Williams sums up the novel contribution of Or haSechel and Yefeh To’ar:

“In publishing their commentaries as part of new editions of the text of Midrash Rabbah itself, their concerns intersected with a wider desire to add to books of Midrash Rabbah every resource needed by the reader to understand the midrashim correctly.”

ANALYSIS:

An interesting dynamic had developed. The earlier Constantinople printers freely and flexibly compiled their first edition of Midrash Rabbah from the ten Midrashim originating in somewhat random manuscripts. For this they were criticised. The rabbis who followed, instead of seeking out more authoritative manuscripts and starting afresh to collate a new and perhaps more accurate anthology of Midrashim, seemed content to rely on what was already printed and even consolidated those very printed editions by their extensive commentaries, and brought the study of Midrash to a level not seen before.

To illustrate how the Midrash Rabbah began to grow in size, consider that the entire early edition printed in Venice in 1545 had about 300 folios. Issachar Berman’s edition (Matenot Kehuna) had 430 folios. The Avraham ben Asher (Or haSechel) and Shmuel Yafeh (Yefeh To’ar) commentary - just on Bereishit Rabbah alone – numbered 190 and 540 folios respectively!

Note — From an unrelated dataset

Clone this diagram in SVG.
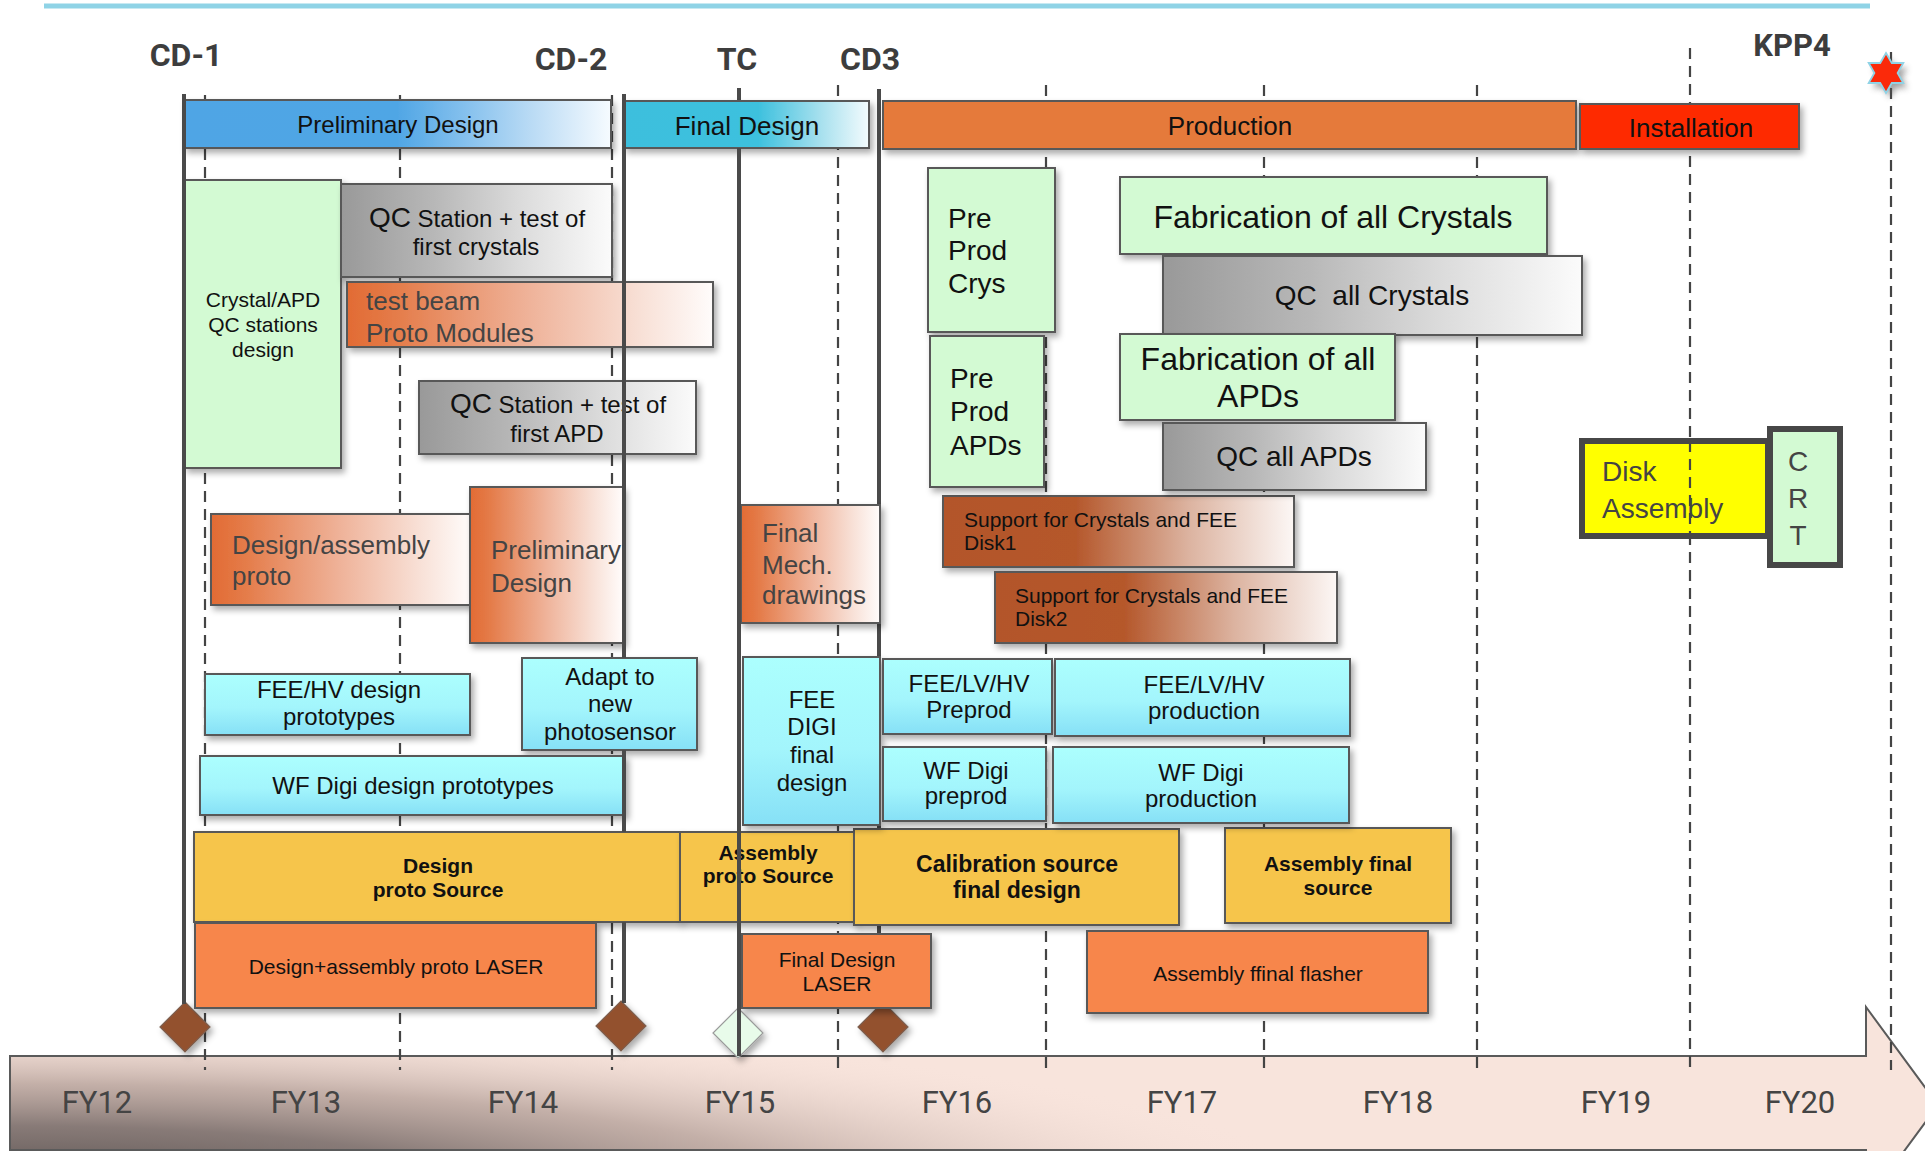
<svg xmlns="http://www.w3.org/2000/svg" width="1925" height="1151" viewBox="0 0 1925 1151">
<defs>
<style>
.t{font-family:"Liberation Sans",Arial,Helvetica,sans-serif;fill:#111}
.c{text-anchor:middle}
.g{fill:#444}
.b{font-weight:bold}
.s21{font-size:21px}.s23{font-size:23px}.s24{font-size:24px}.s26{font-size:26px}.s28{font-size:28px}.s32{font-size:32px}
.box{stroke:#595959;stroke-width:2;filter:url(#sh)}
.dash{stroke:#444;stroke-width:2.2;stroke-dasharray:11 7;fill:none}
.ms{stroke:#4a4a4a;stroke-width:4;fill:none}
.lbl{font-family:Roboto,"Liberation Sans",sans-serif;font-weight:bold;fill:#3d3d3d;font-size:32px;text-anchor:middle}
.fy{font-family:Roboto,"Liberation Sans",sans-serif;fill:#444;font-size:31px;text-anchor:middle}
.green{fill:#d3fad3}
.gray{fill:url(#gGray)}
.org{fill:url(#gOrange)}
.cyan{fill:url(#gCyan)}
.yel{fill:#f6c54b}
.laser{fill:#f7864b}
.brown{fill:url(#gBrown)}
.dia{stroke:#7d6050;stroke-width:1.2;fill:#93512f;filter:url(#sh)}
.thick{stroke:#474747;stroke-width:6}
</style>
<filter id="sh" x="-10%" y="-10%" width="130%" height="140%">
<feDropShadow dx="3" dy="4" stdDeviation="3" flood-color="#000" flood-opacity="0.33"/>
</filter>
<filter id="blur" x="-50%" y="-50%" width="200%" height="200%"><feGaussianBlur stdDeviation="3"/></filter>
<linearGradient id="gBlue" x1="0" y1="0" x2="1" y2="0">
<stop offset="0" stop-color="#4fa5e5"/><stop offset="0.5" stop-color="#50a6e5"/><stop offset="0.65" stop-color="#82bfed"/><stop offset="0.82" stop-color="#bcdcf5"/><stop offset="1" stop-color="#f6fbff"/>
</linearGradient>
<linearGradient id="gFinal" x1="0" y1="0" x2="1" y2="0">
<stop offset="0" stop-color="#3cbfdd"/><stop offset="0.55" stop-color="#3ec1de"/><stop offset="0.8" stop-color="#a6e0ee"/><stop offset="1" stop-color="#f3fbfd"/>
</linearGradient>
<linearGradient id="gGray" x1="0" y1="0" x2="1" y2="0">
<stop offset="0" stop-color="#999"/><stop offset="0.35" stop-color="#b8b8b8"/><stop offset="0.65" stop-color="#dadada"/><stop offset="1" stop-color="#fbfbfb"/>
</linearGradient>
<linearGradient id="gOrange" x1="0" y1="0" x2="1" y2="0">
<stop offset="0" stop-color="#e26b34"/><stop offset="0.12" stop-color="#e47a47"/><stop offset="0.5" stop-color="#efb39a"/><stop offset="0.8" stop-color="#f8e0d6"/><stop offset="1" stop-color="#fffcfb"/>
</linearGradient>
<linearGradient id="gBrown" x1="0" y1="0" x2="1" y2="0">
<stop offset="0" stop-color="#b3552a"/><stop offset="0.38" stop-color="#b5582c"/><stop offset="0.7" stop-color="#dcb3a0"/><stop offset="1" stop-color="#fcf7f5"/>
</linearGradient>
<linearGradient id="gCyan" x1="0" y1="0" x2="0" y2="1">
<stop offset="0" stop-color="#acfffe"/><stop offset="0.55" stop-color="#a3f5fc"/><stop offset="1" stop-color="#86e0f6"/>
</linearGradient>
<radialGradient id="gDark" gradientUnits="userSpaceOnUse" cx="10" cy="1185" r="1300" gradientTransform="translate(0,1185) scale(1,0.13) translate(0,-1185)">
<stop offset="0" stop-color="#5a5250" stop-opacity="1"/><stop offset="0.35" stop-color="#827572" stop-opacity="0.95"/><stop offset="0.6" stop-color="#ad9992" stop-opacity="0.7"/><stop offset="0.85" stop-color="#dfcbc3" stop-opacity="0.3"/><stop offset="1" stop-color="#f8e4dc" stop-opacity="0"/>
</radialGradient>
</defs>

<rect x="0" y="0" width="1925" height="1151" fill="#fff"/>
<rect x="44" y="3.5" width="1826" height="5" fill="#8fd3e6"/>

<g id="timeline">
<path d="M10,1056 H1866 V1007 L1938,1105 L1866,1203 V1150 H10 Z" fill="#f8e4dc" stroke="#5a5a5a" stroke-width="2"/>
<path d="M11,1057 H1866 V1007 L1938,1105 L1866,1203 V1149 H11 Z" fill="url(#gDark)"/>
<text class="fy" x="97" y="1113">FY12</text>
<text class="fy" x="306" y="1113">FY13</text>
<text class="fy" x="523" y="1113">FY14</text>
<text class="fy" x="740" y="1113">FY15</text>
<text class="fy" x="957" y="1113">FY16</text>
<text class="fy" x="1182" y="1113">FY17</text>
<text class="fy" x="1398" y="1113">FY18</text>
<text class="fy" x="1616" y="1113">FY19</text>
<text class="fy" x="1800" y="1113">FY20</text>
</g>

<g id="connectors">
<line class="dash" x1="205" y1="95" x2="205" y2="1070"/>
<line class="dash" x1="400" y1="95" x2="400" y2="1070"/>
<line class="dash" x1="612" y1="95" x2="612" y2="1070"/>
<line class="dash" x1="838" y1="85" x2="838" y2="1070"/>
<line class="dash" x1="1046" y1="85" x2="1046" y2="1070"/>
<line class="dash" x1="1264" y1="85" x2="1264" y2="1070"/>
<line class="dash" x1="1477" y1="85" x2="1477" y2="1070"/>
<line class="dash" x1="1690" y1="48" x2="1690" y2="1070"/>
<line class="dash" x1="1891" y1="52" x2="1891" y2="1070"/>
<line class="ms" x1="879" y1="89" x2="879" y2="1005"/>
<line class="ms" x1="739" y1="88" x2="739" y2="1033"/>
<line class="ms" x1="624" y1="94" x2="624" y2="1003"/>
</g>

<g id="milestones">
<text class="lbl" x="186" y="66">CD-1</text>
<text class="lbl" x="571" y="70">CD-2</text>
<text class="lbl" x="737" y="70">TC</text>
<text class="lbl" x="870" y="70">CD3</text>
<text class="lbl" x="1792" y="56" style="font-size:31px">KPP4</text>
<polygon points="1890,58 1895.8,68 1907.3,68 1901.6,78 1907.3,88 1895.8,88 1890,98 1884.2,88 1872.7,88 1878.4,78 1872.7,68 1884.2,68" fill="#555" opacity="0.55" filter="url(#blur)"/>
<polygon points="1886,53 1891.8,63 1903.3,63 1897.6,73 1903.3,83 1891.8,83 1886,93 1880.2,83 1868.7,83 1874.4,73 1868.7,63 1880.2,63" fill="#fb2a0a" stroke="#8fd3e6" stroke-width="1.8"/>
</g>

<g id="diamonds">
<polygon id="d-cd1" class="dia" points="185,1002 210,1027 185,1052 160,1027"/>
<polygon id="d-cd2" class="dia" points="621,1001 646,1026 621,1051 596,1026"/>
<polygon id="d-cd3" class="dia" points="883,1002 908,1027 883,1052 858,1027"/>
<polygon id="d-tc" class="dia" points="738,1008 763,1033 738,1058 713,1033" style="fill:#e8fbea;stroke:#9a9a9a"/>
</g>

<g id="n-prelim"><rect class="box" x="184" y="100" width="427" height="48" fill="url(#gBlue)"/><text class="t s24 c" x="398" y="133">Preliminary Design</text></g>
<g id="n-final"><rect class="box" x="624" y="101" width="245" height="47" fill="url(#gFinal)"/><text class="t s26 c" x="747" y="135">Final Design</text></g>
<g id="n-production"><rect class="box" x="883" y="101" width="693" height="48" fill="#e57a3a"/><text class="t s26 c" x="1230" y="135">Production</text></g>
<g id="n-install"><rect class="box" x="1580" y="104" width="219" height="45" fill="#fe2b00"/><text class="t s26 c" x="1691" y="137">Installation</text></g>

<g id="n-crysapd"><rect class="box green" x="185" y="180" width="156" height="288"/>
<text class="t s21 c" x="263" y="307">Crystal/APD</text><text class="t s21 c" x="263" y="332">QC stations</text><text class="t s21 c" x="263" y="357">design</text></g>
<g id="n-qccrys"><rect class="box gray" x="341" y="184" width="271" height="93"/>
<text class="t s24 c" x="477" y="227"><tspan style="font-size:28px">QC</tspan> Station + test of</text><text class="t s24 c" x="476" y="255">first crystals</text></g>
<g id="n-testbeam"><rect class="box org" x="347" y="282" width="366" height="65"/>
<text class="t s26 g" x="366" y="310">test beam</text><text class="t s26 g" x="366" y="342">Proto Modules</text></g>
<g id="n-qcapd"><rect class="box gray" x="419" y="381" width="277" height="73"/>
<text class="t s24 c" x="558" y="413"><tspan style="font-size:28px">QC</tspan> Station + test of</text><text class="t s24 c" x="557" y="442">first APD</text></g>

<g id="n-designasm"><rect class="box org" x="211" y="514" width="260" height="91"/>
<text class="t s26 g" x="232" y="554">Design/assembly</text><text class="t s26 g" x="232" y="585">proto</text></g>
<g id="n-prelimorg"><rect class="box org" x="470" y="487" width="153" height="156"/>
<text class="t s26 g" x="491" y="559">Preliminary</text><text class="t s26 g" x="491" y="592">Design</text></g>

<g id="n-feehv"><rect class="box cyan" x="205" y="674" width="265" height="61"/>
<text class="t s24 c" x="339" y="698">FEE/HV design</text><text class="t s24 c" x="339" y="725">prototypes</text></g>
<g id="n-adapt"><rect class="box cyan" x="522" y="658" width="175" height="92"/>
<text class="t s24 c" x="610" y="685">Adapt to</text><text class="t s24 c" x="610" y="712">new</text><text class="t s24 c" x="610" y="740">photosensor</text></g>
<g id="n-wfdesign"><rect class="box cyan" x="200" y="756" width="425" height="59"/>
<text class="t s24 c" x="413" y="794">WF Digi design prototypes</text></g>

<g id="n-srcdesign"><rect class="box yel" x="194" y="832" width="486" height="90"/>
<text class="t s21 b c" x="438" y="873">Design</text><text class="t s21 b c" x="438" y="897">proto Source</text></g>
<g id="n-srcasm"><rect class="box yel" x="680" y="832" width="175" height="90"/>
<text class="t s21 b c" x="768" y="860">Assembly</text><text class="t s21 b c" x="768" y="883">proto Source</text></g>
<g id="n-calib"><rect class="box yel" x="854" y="829" width="325" height="96"/>
<text class="t s23 b c" x="1017" y="872">Calibration source</text><text class="t s23 b c" x="1017" y="898">final design</text></g>
<g id="n-asmfinal"><rect class="box yel" x="1225" y="828" width="226" height="95"/>
<text class="t s21 b c" x="1338" y="871">Assembly final</text><text class="t s21 b c" x="1338" y="895">source</text></g>

<g id="n-laser1"><rect class="box laser" x="195" y="923" width="401" height="85"/>
<text class="t s21 c" x="396" y="974">Design+assembly proto LASER</text></g>
<g id="n-laser2"><rect class="box laser" x="742" y="934" width="189" height="74"/>
<text class="t s21 c" x="837" y="967">Final Design</text><text class="t s21 c" x="837" y="991">LASER</text></g>
<g id="n-flasher"><rect class="box laser" x="1087" y="931" width="341" height="82"/>
<text class="t s21 c" x="1258" y="981">Assembly ffinal flasher</text></g>

<g id="n-mech"><rect class="box org" x="741" y="505" width="139" height="118"/>
<text class="t s26 g" x="762" y="542">Final</text><text class="t s26 g" x="762" y="574">Mech.</text><text class="t s26 g" x="762" y="604">drawings</text></g>
<g id="n-disk1"><rect class="box brown" x="943" y="496" width="351" height="71"/>
<text class="t s21" x="964" y="527">Support for Crystals and FEE</text><text class="t s21" x="964" y="550">Disk1</text></g>
<g id="n-disk2"><rect class="box brown" x="995" y="572" width="342" height="71"/>
<text class="t s21" x="1015" y="603">Support for Crystals and FEE</text><text class="t s21" x="1015" y="626">Disk2</text></g>

<g id="n-feedigi"><rect class="box cyan" x="743" y="657" width="137" height="168"/>
<text class="t s24 c" x="812" y="708">FEE</text><text class="t s24 c" x="812" y="735">DIGI</text><text class="t s24 c" x="812" y="763">final</text><text class="t s24 c" x="812" y="791">design</text></g>
<g id="n-feepre"><rect class="box cyan" x="883" y="659" width="169" height="75"/>
<text class="t s24 c" x="969" y="692">FEE/LV/HV</text><text class="t s24 c" x="969" y="718">Preprod</text></g>
<g id="n-feeprod"><rect class="box cyan" x="1055" y="659" width="295" height="77"/>
<text class="t s24 c" x="1204" y="693">FEE/LV/HV</text><text class="t s24 c" x="1204" y="719">production</text></g>
<g id="n-wfpre"><rect class="box cyan" x="883" y="747" width="163" height="74"/>
<text class="t s24 c" x="966" y="779">WF Digi</text><text class="t s24 c" x="966" y="804">preprod</text></g>
<g id="n-wfprod"><rect class="box cyan" x="1053" y="747" width="296" height="76"/>
<text class="t s24 c" x="1201" y="781">WF Digi</text><text class="t s24 c" x="1201" y="807">production</text></g>

<g id="n-preprodcrys"><rect class="box green" x="928" y="168" width="127" height="164"/>
<text class="t s28" x="948" y="228">Pre</text><text class="t s28" x="948" y="260">Prod</text><text class="t s28" x="948" y="293">Crys</text></g>
<g id="n-preprodapd"><rect class="box green" x="930" y="336" width="114" height="151"/>
<text class="t s28" x="950" y="388">Pre</text><text class="t s28" x="950" y="421">Prod</text><text class="t s28" x="950" y="455">APDs</text></g>
<g id="n-fabcrys"><rect class="box green" x="1120" y="177" width="427" height="77"/>
<text class="t s32 c" x="1333" y="228">Fabrication of all Crystals</text></g>
<g id="n-qcallcrys"><rect class="box gray" x="1163" y="256" width="419" height="79"/>
<text class="t s28 c" x="1372" y="305" xml:space="preserve">QC  all Crystals</text></g>
<g id="n-fabapd"><rect class="box green" x="1120" y="334" width="275" height="86"/>
<text class="t s32 c" x="1258" y="370">Fabrication of all</text><text class="t s32 c" x="1258" y="407">APDs</text></g>
<g id="n-qcallapd"><rect class="box gray" x="1163" y="423" width="263" height="67"/>
<text class="t s28 c" x="1294" y="466">QC all APDs</text></g>

<g id="n-disk"><rect class="thick" x="1582" y="441" width="186" height="95" fill="#ffff00"/>
<text class="t s28 g" x="1602" y="481">Disk</text><text class="t s28 g" x="1602" y="518">Assembly</text></g>
<g id="n-crt"><rect class="thick" x="1770" y="429" width="70" height="136" fill="#d3fad3"/>
<text class="t s28 g c" x="1798" y="471">C</text><text class="t s28 g c" x="1798" y="508">R</text><text class="t s28 g c" x="1798" y="545">T</text></g>

<g id="overlay-lines">
<line class="ms" x1="184" y1="94" x2="184" y2="1004"/>
<line class="ms" x1="624" y1="94" x2="624" y2="658"/>
<line class="ms" x1="624" y1="750" x2="624" y2="832"/>
<line class="ms" x1="624" y1="922" x2="624" y2="1003"/>
<line class="ms" x1="739" y1="148" x2="739" y2="1056"/>
<line class="dash" x1="1690" y1="444" x2="1690" y2="533" style="stroke-dashoffset:3"/>
</g>
</svg>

One wonders why there were no attempts to rather reconstruct the foundational text of Midrash Rabbah based on sound manuscripts - instead of expounding on the problematic printed material that all the commentators themselves had already clearly acknowledged.

This, especially in light of R. Issachar Berman’s (Matenot Kehuna) criticisms of the printed Midrash Rabbah whose mistakes, as mentioned earlier, were  “too many for someone to straighten what has been made crooked”.[13]

 

FURTHER READING:

Kotzk Blog: 211) THE CHALLENGE OF MIDRASHIC AMPLIFICATION:

Kotzk Blog: 282) TWO DIVERSE MIDRASHIC CONCEPTIONS OF GOD:

Kotzk Blog: 175) RABBEINU NISSIM OF MARSEILLES – ONE OF THE MOST RADICAL OF ALL THE COMMENTATORS:



[1] These include the ten Midrashic works whose titles end with Rabbah, such as Bereishit Rabbah, Shemot Rabbah, Vayikra Rabbah, Bemidbar Rabbah, Devarim Rabbah, Shir haShirim Rabbah, Ruth Rabbah, Esther Rabbah, Eicha Rabbah and Kohelet Rabbah.

[2] The various Midrashic works had existed as separate units and were sometimes joined with other Aggadic manuscripts making a mix of Rabbah Midrashim and Mekhilta deRabi Yishma’el, Sifra and Sifrei. But Midrash Rabbah was the first time that then ten “Rabbah” groups were collated as one anthology.

[3] Benjamin Williams, 2003, The Ingathering of Midrash Rabba: A Moment of Creativity and Innovation.

[4] See the preface to Naphtali Hertz, Perush leMidrash Chamesh Megilot Rabbah (Kraków, 1569), 2a, and Abraham b. Asher, Or haSechel (Venice, 1567), 1a.

[5] Emend means to correct, while amend means to change or modify.

[6] Ot Emet, 3a.

[7] Benveniste, Ot Emet, 2a.

[8] “His Mattenot Kehunnah (completed in 1584, printed in 1587–88) was a critical edition of the Midrash Rabbah with commentary. It became among the most influential works on the Midrash Rabbah, and has been included in almost every edition on account of its textual accuracy and the clear, concise manner in which it explains the simple/straightforward meaning of the text. He put great effort into determining and preserving the correct wording of the text, making use of multiple texts, both printed and manuscript, to determine the most accurate wording, and insisting that the printers take care not to introduce new errors. He also sought out individuals familiar with other languages such as Arabic and Latin to clarify certain points where foreign words were used; however, it appears that the information he received was not always so accurate.” (Wikipedia).

[9] Parenthesis mine.

[10] Or haSechel 1b.

[11] Or haSechel 1b.

[12] Moshe Alshich, Torat Mosheh (Venice, 1601) 1b.

[13] Perhaps there is some significance in the fact that R. Avraham ben Asher (Or haSechel) was a student of the Mechaber R. Yosef Karo – and R. Issachar Berman (Matenot Kehuna) was a student of the Ramah R. Moshe Isserless. There may have been some form of ‘rivalry’ between the two. 

In R. Yosef Karo’s mystical diary, Maggid Meisharim, his Maggid or “angelic being”, encouraged R. Karo to finish his book as soon as possible, before a ‘certain’ Rabbi in Krakow would finish his. This rabbi was R. Moshe Isserless (1530 -1572) who wrote a parallel work for Askenazim, which corresponded to R. Karo’s work which was created for Sephardim. According to this account, there appears to have been some rivalry between the two. [See Kotzk Blog: 153) A MYSTICAL SIDE TO R. YOSEF KARO:

This rivalry may have been perpetuated by their students R. Avraham ben Asher and R. Issachar Berman - and thus the former did what the latter said could not be done.

[14] Marc. B Shapiro, The Limits of Orthodox Theology, The Littman Library of Jewish Civilization in association with Liverpool University Press; 1st edition (August 25, 2011), 99.